Temel siyasal etkinlik biçimi savaş; siyasetin işlevi köle emeğinin denetimi.
Devletin topluma üstünlüğü: siyaset, yöneticilerin çıkarlarını kollayan etkinlikleri de kapsıyor.
Feodalizm
Üretim ilişkileri: Beyler tarafından korunan serflerin yürüttüğü tarımsal üretime dayanan bir düzen – hükümdardan serfe uzanan zincirleme bir kulluk.
Temel siyasal etkinlikler savunma, asayiş, adalet.
Ticaretin gerilemesiyle siyasetin pazar ilişkilerini biçimlendirme rolü azaldı.
Temel düzenleyici ideolojik form: din.
Kapitalizm
Pazar ekonomisinin canlanmasıyla emekgücünün meta formunu alması: serbestçe satılan bir mala dönüşmesi.
Kapitalizmin önkoşulu ilkel birikim: Çalışanların üretim araçlarından tamamen koparılması, üretim araçlarının ve paranın, azınlığın elinde toplanması.
Siyasetin yeni işlevleri: Ulusal ve küresel pazarların yaratılıp korunması, işgücünün eğitilmesi ve denetim altında tutulması.

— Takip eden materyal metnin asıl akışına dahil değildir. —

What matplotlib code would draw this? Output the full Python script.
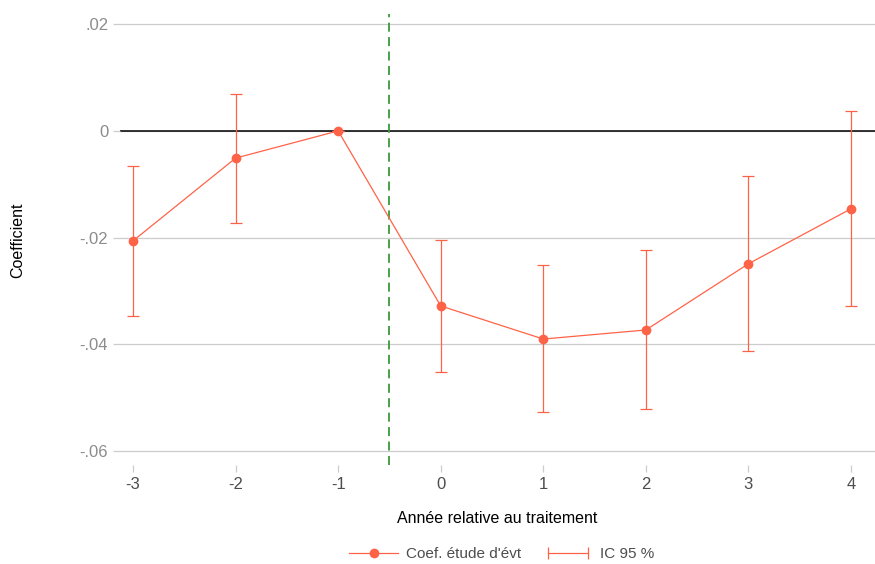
import matplotlib
matplotlib.use("Agg")
import matplotlib.pyplot as plt
from matplotlib.lines import Line2D
from matplotlib.legend_handler import HandlerLine2D
import numpy as np

plt.rcParams['font.family'] = ['Liberation Sans', 'DejaVu Sans']

# données : coefficients de l'étude d'événement
annees = [-3, -2, -1, 0, 1, 2, 3, 4]
coef = [-0.0206, -0.0051, 0.0, -0.0328, -0.0390, -0.0373, -0.0249, -0.0146]
ic_haut = [-0.0066, 0.0069, 0.0, -0.0204, -0.0251, -0.0223, -0.0084, 0.0037]
ic_bas = [-0.0346, -0.0172, 0.0, -0.0451, -0.0526, -0.0522, -0.0412, -0.0328]
yticks = [0.02, 0.0, -0.02, -0.04, -0.06]
ylabels = ['.02', '0', '-.02', '-.04', '-.06']

rouge = '#ff6347'

fig = plt.figure(figsize=(8.75, 5.64), dpi=100)
ax = fig.add_axes([120/875, 1 - 465/564, 755/875, 451/564])

# grille horizontale
for yt in yticks:
    ax.axhline(yt, color='#cccccc', lw=0.9, zorder=0)
ax.axhline(0, color='black', lw=1.1, zorder=1)
ax.axvline(-0.5, color='#3a9a3a', lw=1.3, ls=(0, (5, 3)), zorder=2)

# intervalles de confiance
err_bas = np.array(coef) - np.array(ic_bas)
err_haut = np.array(ic_haut) - np.array(coef)
ax.errorbar(annees, coef, yerr=[err_bas, err_haut], fmt='none', ecolor=rouge,
            elinewidth=0.9, capsize=4, capthick=0.9, zorder=3)
ax.plot(annees, coef, color=rouge, lw=0.9, marker='o', ms=6, zorder=4)

ax.set_xlim(-3.127, 4.234)
ax.set_ylim(-0.0626, 0.0219)
ax.set_xticks(annees)
ax.set_xticklabels([str(a) for a in annees])
ax.set_yticks(yticks)
ax.set_yticklabels(ylabels)
ax.tick_params(axis='y', colors='#cccccc', labelcolor='#8c8c8c', labelsize=12, length=5, width=0.9)
ax.tick_params(axis='x', colors='#cccccc', labelcolor='#4d4d4d', labelsize=12, length=5, width=0.9)
for s in ax.spines.values():
    s.set_visible(False)

ax.set_xlabel('Année relative au traitement', fontsize=11.5, color='black', labelpad=14)
fig.text(18/875, 1 - 240/564, 'Coefficient', rotation=90, fontsize=11.5,
         ha='center', va='center')

# légende
h_coef = Line2D([], [], color=rouge, lw=0.9, marker='o', ms=6)
h_ic = Line2D([], [], color=rouge, lw=0.9, marker='|', ms=8, mew=0.9)
fig.legend([h_coef, h_ic], ["Coef. étude d'évt", 'IC 95 %'], loc='center',
           bbox_to_anchor=(502/875, 1 - 554/564), ncol=2, frameon=False,
           fontsize=11, labelcolor='#4d4d4d', handlelength=3.2, handletextpad=0.5,
           columnspacing=1.5, handler_map={h_ic: HandlerLine2D(numpoints=2)})

fig.savefig('out.png', dpi=100)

Proleterleşme: Emeğini satmaktan başka geçinme yolu olmayan yığınlar.
Devlet
Mülk sahibi olanla olmayan arasındaki çelişki üzerine kurulmuş sınıflı toplumlarda, bu çelişkiyi bastırmak için devletin egemen olması gerekir.
◦ Devlet yönetilenlerin birlik olmasını engeller, yönetenlerin birliğini korur.
◦ Kendi ideolojik üstünlüğünü destekler.
◦ Yargı ve zor kullanımındaki üstünlüğünü korur.
◦ Vergilendirme yoluyla gelir ve hizmet akışı sağlar.